Abstract

This is an essay about birdsong, and an attempt to speak with, of, and in place of, it. Alongside a transcription, composed of the words and sounds I made in my effort emulate the song of a robin, it charts the process by which an apparently flippant declaration of artistic intent, to ‘make a performance about birds’, was actualized in practice. Aristotle may have famously characterized the human as a ‘speaking animal’, but what happens, I ask, when a human capacity for speech gets tangled in an effort to catch, or grasp, a more-than-human sound? As I discover, a sound that runs always-ahead of my ability to describe it elicits neither eloquent nor exalted words, but instead a hesitant and spluttering array of ‘oohs’ and ‘umms’, ‘yeahs’ and ‘likes’. Moving from Aristotle’s most basic definition of speech, ‘the articulation of the voice by the tongue’, toward Paolo Virno’s theorization of phatic talk as emphasizing the fact-of-speaking over what-we-say, I listen again the kind of speech we usually consider inarticulate, diseloquent or downright formulaic.Frequently disparaged as bad speech habits, rising intonation (‘you know?’), and descriptive inexactitude (‘sort of like … ’) are, I suggest, the means by which speech relinquishes its authority over what remains outside, or beyond, it.
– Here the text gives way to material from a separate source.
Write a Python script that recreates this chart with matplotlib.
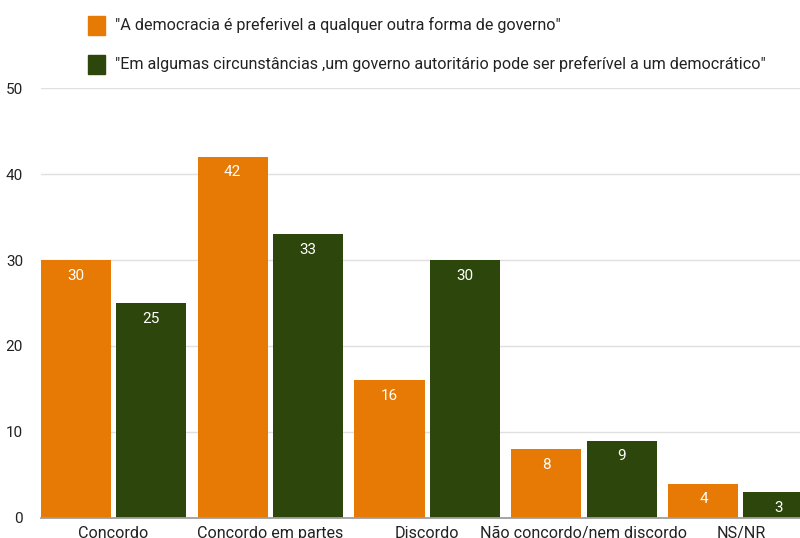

These tonal, rhythmic and communal patternings of chit-chat are precisely the means by which human speech might become songful, though only, I argue, through a concerted effort, a multiplicity of versions. Finally, I reflect on how this low-level chit-chat may be expressive of a minor sentiment of 'liking' birds, an easily dismissed, yet widespread, and it may be added, determinedly non-grandiose, mode of engagement with the lives of non-human others.